[Task to complete] Output every line of the material exactly, omitting images.
*****
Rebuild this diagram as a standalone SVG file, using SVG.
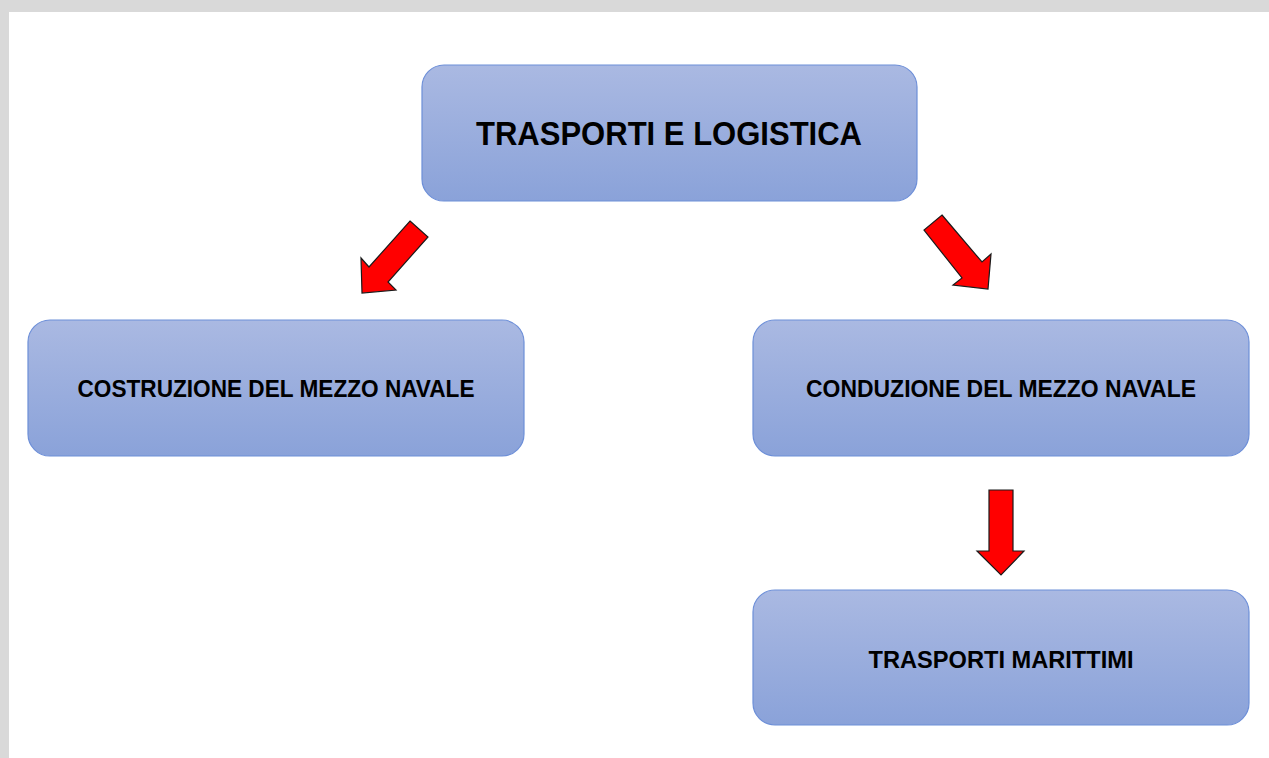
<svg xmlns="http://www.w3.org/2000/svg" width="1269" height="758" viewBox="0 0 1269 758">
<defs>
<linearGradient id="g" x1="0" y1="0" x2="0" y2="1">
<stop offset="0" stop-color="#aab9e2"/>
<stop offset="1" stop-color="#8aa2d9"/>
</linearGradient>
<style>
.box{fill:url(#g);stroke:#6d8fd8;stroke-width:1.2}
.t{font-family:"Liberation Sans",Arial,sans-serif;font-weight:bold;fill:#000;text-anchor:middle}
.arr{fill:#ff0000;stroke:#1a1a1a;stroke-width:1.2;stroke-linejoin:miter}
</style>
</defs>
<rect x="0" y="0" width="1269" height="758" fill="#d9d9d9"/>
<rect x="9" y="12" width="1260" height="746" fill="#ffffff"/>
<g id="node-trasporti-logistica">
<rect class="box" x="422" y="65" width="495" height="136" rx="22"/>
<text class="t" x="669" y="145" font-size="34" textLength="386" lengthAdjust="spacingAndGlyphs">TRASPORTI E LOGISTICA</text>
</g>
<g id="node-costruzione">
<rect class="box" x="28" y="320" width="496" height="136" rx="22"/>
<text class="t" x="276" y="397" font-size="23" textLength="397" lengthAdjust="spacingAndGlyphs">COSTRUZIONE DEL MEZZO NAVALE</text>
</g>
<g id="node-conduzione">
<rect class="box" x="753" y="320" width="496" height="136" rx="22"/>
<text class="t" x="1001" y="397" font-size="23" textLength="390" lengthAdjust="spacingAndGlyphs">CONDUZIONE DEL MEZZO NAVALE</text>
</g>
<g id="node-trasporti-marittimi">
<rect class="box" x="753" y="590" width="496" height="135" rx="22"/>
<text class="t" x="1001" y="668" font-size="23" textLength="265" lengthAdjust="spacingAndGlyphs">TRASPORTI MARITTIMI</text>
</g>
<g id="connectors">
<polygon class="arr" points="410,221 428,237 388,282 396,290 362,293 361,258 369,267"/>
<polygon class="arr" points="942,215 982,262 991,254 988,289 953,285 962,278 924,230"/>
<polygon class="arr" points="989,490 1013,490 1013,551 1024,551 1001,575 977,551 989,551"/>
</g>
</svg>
*****
[Answer for the task]
Rebuild this diagram as a standalone SVG file, using SVG.
<svg xmlns="http://www.w3.org/2000/svg" width="1269" height="758" viewBox="0 0 1269 758">
<defs>
<linearGradient id="g" x1="0" y1="0" x2="0" y2="1">
<stop offset="0" stop-color="#aab9e2"/>
<stop offset="1" stop-color="#8aa2d9"/>
</linearGradient>
<style>
.box{fill:url(#g);stroke:#6d8fd8;stroke-width:1.2}
.t{font-family:"Liberation Sans",Arial,sans-serif;font-weight:bold;fill:#000;text-anchor:middle}
.arr{fill:#ff0000;stroke:#1a1a1a;stroke-width:1.2;stroke-linejoin:miter}
</style>
</defs>
<rect x="0" y="0" width="1269" height="758" fill="#d9d9d9"/>
<rect x="9" y="12" width="1260" height="746" fill="#ffffff"/>
<g id="node-trasporti-logistica">
<rect class="box" x="422" y="65" width="495" height="136" rx="22"/>
<text class="t" x="669" y="145" font-size="34" textLength="386" lengthAdjust="spacingAndGlyphs">TRASPORTI E LOGISTICA</text>
</g>
<g id="node-costruzione">
<rect class="box" x="28" y="320" width="496" height="136" rx="22"/>
<text class="t" x="276" y="397" font-size="23" textLength="397" lengthAdjust="spacingAndGlyphs">COSTRUZIONE DEL MEZZO NAVALE</text>
</g>
<g id="node-conduzione">
<rect class="box" x="753" y="320" width="496" height="136" rx="22"/>
<text class="t" x="1001" y="397" font-size="23" textLength="390" lengthAdjust="spacingAndGlyphs">CONDUZIONE DEL MEZZO NAVALE</text>
</g>
<g id="node-trasporti-marittimi">
<rect class="box" x="753" y="590" width="496" height="135" rx="22"/>
<text class="t" x="1001" y="668" font-size="23" textLength="265" lengthAdjust="spacingAndGlyphs">TRASPORTI MARITTIMI</text>
</g>
<g id="connectors">
<polygon class="arr" points="410,221 428,237 388,282 396,290 362,293 361,258 369,267"/>
<polygon class="arr" points="942,215 982,262 991,254 988,289 953,285 962,278 924,230"/>
<polygon class="arr" points="989,490 1013,490 1013,551 1024,551 1001,575 977,551 989,551"/>
</g>
</svg>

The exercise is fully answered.